Task goal: Among the entries below, which lines run from the line with "Generate a Python" through the line with "valores = np.array([hombres, mujeres])"? Retype those, both ends included, exactly and without pictures.

Input for this task:

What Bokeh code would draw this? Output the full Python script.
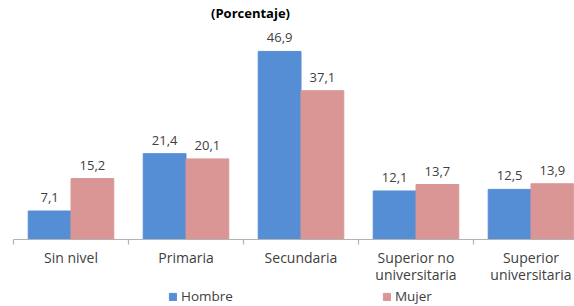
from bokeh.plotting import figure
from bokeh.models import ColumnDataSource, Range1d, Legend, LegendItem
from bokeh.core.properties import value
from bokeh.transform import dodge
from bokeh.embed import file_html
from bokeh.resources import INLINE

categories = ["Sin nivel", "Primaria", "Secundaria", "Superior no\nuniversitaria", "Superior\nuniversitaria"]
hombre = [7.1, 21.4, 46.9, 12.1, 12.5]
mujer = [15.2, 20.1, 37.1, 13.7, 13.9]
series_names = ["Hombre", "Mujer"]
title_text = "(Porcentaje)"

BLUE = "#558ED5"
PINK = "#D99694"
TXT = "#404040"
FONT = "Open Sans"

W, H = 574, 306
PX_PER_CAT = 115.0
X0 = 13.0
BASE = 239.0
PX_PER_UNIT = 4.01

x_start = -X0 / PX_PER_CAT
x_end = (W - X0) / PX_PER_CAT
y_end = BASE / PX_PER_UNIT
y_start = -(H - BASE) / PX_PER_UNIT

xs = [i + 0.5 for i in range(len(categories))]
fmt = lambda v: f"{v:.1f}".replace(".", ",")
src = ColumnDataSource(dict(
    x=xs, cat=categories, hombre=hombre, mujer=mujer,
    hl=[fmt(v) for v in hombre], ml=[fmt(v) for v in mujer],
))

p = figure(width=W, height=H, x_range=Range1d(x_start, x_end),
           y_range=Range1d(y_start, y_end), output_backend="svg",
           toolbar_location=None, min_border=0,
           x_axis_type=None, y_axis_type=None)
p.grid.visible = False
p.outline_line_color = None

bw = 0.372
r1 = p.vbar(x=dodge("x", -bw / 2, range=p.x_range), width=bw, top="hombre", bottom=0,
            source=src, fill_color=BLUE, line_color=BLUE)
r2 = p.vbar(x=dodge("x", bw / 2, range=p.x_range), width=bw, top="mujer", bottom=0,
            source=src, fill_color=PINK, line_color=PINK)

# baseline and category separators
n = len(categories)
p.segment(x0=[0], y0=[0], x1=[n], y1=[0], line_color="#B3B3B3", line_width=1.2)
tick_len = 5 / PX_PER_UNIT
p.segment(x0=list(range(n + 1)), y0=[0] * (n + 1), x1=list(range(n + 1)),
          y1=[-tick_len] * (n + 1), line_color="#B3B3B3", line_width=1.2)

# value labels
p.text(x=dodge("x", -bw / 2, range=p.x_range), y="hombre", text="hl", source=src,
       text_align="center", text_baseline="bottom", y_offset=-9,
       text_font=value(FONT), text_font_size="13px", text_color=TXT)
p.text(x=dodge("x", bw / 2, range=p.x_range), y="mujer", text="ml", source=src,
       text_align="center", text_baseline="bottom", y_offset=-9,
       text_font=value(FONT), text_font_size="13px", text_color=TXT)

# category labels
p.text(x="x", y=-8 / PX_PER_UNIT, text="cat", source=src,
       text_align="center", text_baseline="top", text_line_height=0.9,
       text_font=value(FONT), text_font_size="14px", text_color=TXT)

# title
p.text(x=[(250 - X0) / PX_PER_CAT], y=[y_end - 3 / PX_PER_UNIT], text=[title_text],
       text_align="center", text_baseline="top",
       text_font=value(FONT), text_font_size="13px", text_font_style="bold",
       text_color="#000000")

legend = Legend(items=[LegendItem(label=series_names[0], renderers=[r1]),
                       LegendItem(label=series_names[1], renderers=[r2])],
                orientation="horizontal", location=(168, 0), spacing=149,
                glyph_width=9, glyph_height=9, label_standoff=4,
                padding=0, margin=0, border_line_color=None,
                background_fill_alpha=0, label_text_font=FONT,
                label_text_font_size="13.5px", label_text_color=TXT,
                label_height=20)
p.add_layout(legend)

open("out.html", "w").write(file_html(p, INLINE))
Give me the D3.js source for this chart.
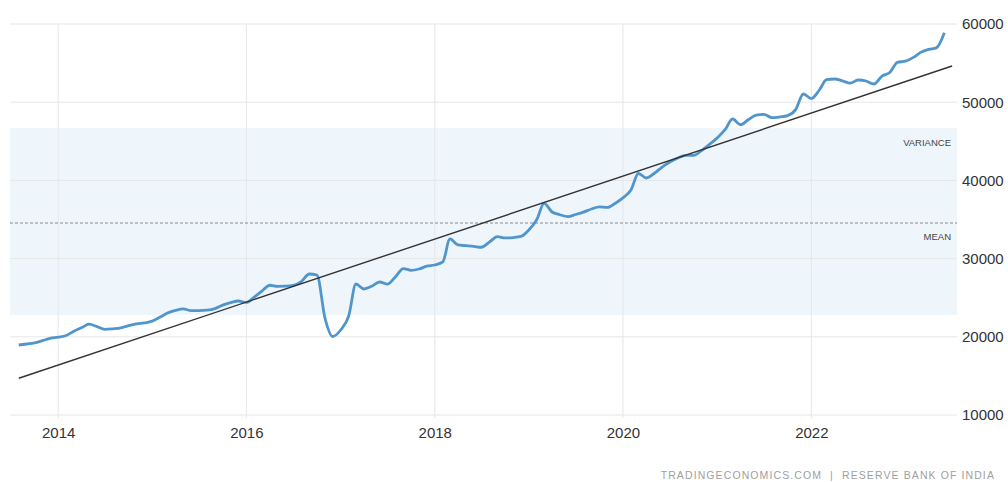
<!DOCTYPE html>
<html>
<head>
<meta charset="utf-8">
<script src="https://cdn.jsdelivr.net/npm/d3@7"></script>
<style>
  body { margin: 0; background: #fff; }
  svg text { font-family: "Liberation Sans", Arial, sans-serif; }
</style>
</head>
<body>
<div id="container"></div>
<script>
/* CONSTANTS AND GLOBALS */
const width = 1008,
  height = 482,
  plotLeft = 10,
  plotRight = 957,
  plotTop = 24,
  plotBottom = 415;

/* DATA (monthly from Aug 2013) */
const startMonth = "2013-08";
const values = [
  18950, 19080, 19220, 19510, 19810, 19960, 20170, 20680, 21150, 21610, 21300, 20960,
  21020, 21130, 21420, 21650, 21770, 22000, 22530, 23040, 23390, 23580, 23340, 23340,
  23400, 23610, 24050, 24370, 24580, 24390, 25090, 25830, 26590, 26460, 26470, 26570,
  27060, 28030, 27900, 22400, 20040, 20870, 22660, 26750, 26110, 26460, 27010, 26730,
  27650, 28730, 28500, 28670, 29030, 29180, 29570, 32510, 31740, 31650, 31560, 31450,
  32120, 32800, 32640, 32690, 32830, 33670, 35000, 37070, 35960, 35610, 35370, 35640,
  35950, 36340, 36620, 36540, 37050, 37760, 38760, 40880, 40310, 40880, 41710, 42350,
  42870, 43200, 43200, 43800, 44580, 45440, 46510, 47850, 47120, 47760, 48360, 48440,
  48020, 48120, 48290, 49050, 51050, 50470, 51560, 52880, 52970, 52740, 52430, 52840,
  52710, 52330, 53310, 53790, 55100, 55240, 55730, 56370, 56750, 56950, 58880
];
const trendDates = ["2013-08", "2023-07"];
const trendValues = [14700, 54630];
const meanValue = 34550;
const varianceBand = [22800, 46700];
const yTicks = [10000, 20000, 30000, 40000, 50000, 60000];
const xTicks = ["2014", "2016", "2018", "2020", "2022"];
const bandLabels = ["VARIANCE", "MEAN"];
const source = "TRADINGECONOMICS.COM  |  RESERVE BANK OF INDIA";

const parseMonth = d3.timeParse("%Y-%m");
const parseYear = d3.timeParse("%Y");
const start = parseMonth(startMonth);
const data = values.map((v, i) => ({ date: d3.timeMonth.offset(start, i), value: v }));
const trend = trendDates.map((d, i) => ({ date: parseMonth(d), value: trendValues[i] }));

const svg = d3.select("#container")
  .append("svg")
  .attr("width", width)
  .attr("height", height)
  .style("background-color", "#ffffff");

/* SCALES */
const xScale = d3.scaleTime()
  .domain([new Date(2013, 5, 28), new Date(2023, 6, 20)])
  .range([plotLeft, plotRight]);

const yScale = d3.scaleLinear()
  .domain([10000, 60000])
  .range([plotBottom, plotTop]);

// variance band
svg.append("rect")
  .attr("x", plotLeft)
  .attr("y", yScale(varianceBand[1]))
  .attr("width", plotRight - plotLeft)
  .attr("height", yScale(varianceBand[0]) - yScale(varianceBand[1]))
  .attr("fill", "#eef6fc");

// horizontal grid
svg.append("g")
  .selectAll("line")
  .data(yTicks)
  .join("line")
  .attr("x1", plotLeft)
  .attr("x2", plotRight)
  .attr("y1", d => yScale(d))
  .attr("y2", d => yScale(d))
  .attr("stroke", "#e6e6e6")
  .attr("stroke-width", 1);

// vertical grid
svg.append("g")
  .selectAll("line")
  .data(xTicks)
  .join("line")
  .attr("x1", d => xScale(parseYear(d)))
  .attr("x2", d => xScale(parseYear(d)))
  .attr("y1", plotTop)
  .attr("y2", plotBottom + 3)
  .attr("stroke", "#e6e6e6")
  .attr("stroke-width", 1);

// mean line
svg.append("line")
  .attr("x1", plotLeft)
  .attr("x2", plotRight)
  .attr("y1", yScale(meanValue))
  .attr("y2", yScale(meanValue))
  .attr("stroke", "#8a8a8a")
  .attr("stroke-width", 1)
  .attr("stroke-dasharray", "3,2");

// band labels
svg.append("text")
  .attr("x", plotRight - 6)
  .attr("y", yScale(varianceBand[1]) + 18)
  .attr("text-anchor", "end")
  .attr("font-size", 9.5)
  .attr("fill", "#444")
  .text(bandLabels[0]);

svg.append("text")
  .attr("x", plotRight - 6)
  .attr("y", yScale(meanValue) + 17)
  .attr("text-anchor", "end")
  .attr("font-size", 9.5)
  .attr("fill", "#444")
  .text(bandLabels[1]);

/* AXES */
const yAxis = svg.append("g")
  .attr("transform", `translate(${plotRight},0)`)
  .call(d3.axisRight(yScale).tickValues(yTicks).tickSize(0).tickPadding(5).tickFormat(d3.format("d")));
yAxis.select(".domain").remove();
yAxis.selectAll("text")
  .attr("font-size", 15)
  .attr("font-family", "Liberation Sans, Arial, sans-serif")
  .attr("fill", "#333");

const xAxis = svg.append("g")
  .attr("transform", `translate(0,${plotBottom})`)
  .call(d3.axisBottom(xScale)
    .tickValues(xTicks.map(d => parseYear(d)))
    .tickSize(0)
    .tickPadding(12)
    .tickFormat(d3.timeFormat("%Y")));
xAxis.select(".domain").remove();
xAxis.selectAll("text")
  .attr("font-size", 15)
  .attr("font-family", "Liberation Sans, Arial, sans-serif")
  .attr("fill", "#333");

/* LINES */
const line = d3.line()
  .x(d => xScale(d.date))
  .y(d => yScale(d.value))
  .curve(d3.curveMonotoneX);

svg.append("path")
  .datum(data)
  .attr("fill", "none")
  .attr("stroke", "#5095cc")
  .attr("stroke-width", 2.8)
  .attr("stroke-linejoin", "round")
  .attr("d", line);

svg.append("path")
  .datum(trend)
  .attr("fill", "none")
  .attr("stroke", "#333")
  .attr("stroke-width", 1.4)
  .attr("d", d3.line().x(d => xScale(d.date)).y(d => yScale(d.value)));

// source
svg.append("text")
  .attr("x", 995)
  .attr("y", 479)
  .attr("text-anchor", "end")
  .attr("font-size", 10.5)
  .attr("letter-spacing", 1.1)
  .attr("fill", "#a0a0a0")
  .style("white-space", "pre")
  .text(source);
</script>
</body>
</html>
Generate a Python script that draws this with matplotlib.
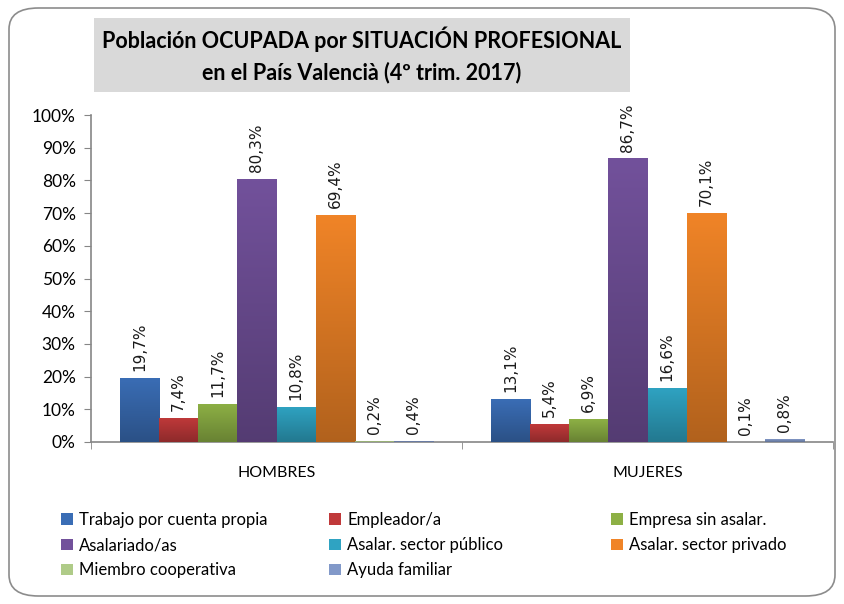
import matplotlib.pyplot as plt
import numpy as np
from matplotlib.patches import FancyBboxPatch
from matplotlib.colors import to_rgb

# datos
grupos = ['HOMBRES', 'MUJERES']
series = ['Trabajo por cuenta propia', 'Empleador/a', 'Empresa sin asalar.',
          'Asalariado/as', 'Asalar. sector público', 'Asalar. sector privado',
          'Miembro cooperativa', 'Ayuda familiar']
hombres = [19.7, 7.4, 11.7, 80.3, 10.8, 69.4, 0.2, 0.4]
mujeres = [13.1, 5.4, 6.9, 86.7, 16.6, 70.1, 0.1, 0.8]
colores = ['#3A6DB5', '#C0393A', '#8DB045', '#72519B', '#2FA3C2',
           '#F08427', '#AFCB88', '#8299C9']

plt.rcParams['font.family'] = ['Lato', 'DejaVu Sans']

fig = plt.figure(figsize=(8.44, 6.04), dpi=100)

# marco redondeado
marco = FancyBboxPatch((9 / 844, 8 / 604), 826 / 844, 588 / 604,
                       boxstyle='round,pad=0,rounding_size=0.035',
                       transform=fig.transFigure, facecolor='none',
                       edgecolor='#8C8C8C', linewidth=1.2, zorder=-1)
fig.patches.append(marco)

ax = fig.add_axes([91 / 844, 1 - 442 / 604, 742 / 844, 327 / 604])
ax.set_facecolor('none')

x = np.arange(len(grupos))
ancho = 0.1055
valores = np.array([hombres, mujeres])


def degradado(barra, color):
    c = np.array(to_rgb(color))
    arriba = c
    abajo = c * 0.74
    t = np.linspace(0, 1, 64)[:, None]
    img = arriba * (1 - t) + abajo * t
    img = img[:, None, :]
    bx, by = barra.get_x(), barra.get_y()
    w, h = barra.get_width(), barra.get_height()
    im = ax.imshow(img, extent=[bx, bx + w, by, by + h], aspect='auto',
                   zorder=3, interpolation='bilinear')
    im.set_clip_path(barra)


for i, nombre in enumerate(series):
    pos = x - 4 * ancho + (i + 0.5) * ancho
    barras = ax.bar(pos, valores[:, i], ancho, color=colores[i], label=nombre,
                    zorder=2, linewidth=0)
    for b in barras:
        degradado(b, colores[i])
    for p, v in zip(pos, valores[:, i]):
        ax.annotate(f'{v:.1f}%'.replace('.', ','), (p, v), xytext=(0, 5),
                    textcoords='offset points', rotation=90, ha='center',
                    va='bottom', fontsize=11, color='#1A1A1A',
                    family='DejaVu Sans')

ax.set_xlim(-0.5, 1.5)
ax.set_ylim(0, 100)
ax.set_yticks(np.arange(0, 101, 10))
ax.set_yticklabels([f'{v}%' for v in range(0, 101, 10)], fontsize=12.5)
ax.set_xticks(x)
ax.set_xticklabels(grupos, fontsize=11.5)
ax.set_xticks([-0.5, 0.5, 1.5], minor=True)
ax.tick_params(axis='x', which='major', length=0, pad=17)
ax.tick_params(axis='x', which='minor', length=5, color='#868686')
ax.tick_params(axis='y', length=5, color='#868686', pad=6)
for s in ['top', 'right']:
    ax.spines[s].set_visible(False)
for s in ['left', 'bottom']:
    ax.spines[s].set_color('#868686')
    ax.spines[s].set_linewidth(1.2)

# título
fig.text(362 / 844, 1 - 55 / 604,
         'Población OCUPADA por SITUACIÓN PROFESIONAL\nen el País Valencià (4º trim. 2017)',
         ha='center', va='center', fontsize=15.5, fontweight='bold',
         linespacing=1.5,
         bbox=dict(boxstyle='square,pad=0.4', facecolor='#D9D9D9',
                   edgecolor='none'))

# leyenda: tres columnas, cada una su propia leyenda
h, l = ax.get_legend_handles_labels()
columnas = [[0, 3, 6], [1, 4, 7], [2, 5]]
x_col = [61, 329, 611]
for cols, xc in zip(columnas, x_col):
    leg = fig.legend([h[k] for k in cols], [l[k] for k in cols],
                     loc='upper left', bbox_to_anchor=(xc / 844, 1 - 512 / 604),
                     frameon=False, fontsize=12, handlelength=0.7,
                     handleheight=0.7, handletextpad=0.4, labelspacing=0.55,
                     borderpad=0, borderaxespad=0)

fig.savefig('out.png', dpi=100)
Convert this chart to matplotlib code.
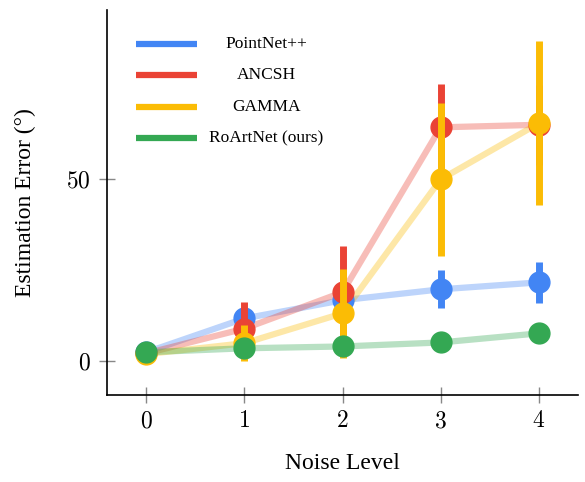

Complete output:
Generate a Python script that draws this with matplotlib.
import matplotlib.pyplot as plt
import numpy as np
from matplotlib.patches import FancyBboxPatch
from matplotlib.colors import to_rgb

# datos
grupos = ['HOMBRES', 'MUJERES']
series = ['Trabajo por cuenta propia', 'Empleador/a', 'Empresa sin asalar.',
          'Asalariado/as', 'Asalar. sector público', 'Asalar. sector privado',
          'Miembro cooperativa', 'Ayuda familiar']
hombres = [19.7, 7.4, 11.7, 80.3, 10.8, 69.4, 0.2, 0.4]
mujeres = [13.1, 5.4, 6.9, 86.7, 16.6, 70.1, 0.1, 0.8]
colores = ['#3A6DB5', '#C0393A', '#8DB045', '#72519B', '#2FA3C2',
           '#F08427', '#AFCB88', '#8299C9']

plt.rcParams['font.family'] = ['Lato', 'DejaVu Sans']

fig = plt.figure(figsize=(8.44, 6.04), dpi=100)

# marco redondeado
marco = FancyBboxPatch((9 / 844, 8 / 604), 826 / 844, 588 / 604,
                       boxstyle='round,pad=0,rounding_size=0.035',
                       transform=fig.transFigure, facecolor='none',
                       edgecolor='#8C8C8C', linewidth=1.2, zorder=-1)
fig.patches.append(marco)

ax = fig.add_axes([91 / 844, 1 - 442 / 604, 742 / 844, 327 / 604])
ax.set_facecolor('none')

x = np.arange(len(grupos))
ancho = 0.1055
valores = np.array([hombres, mujeres])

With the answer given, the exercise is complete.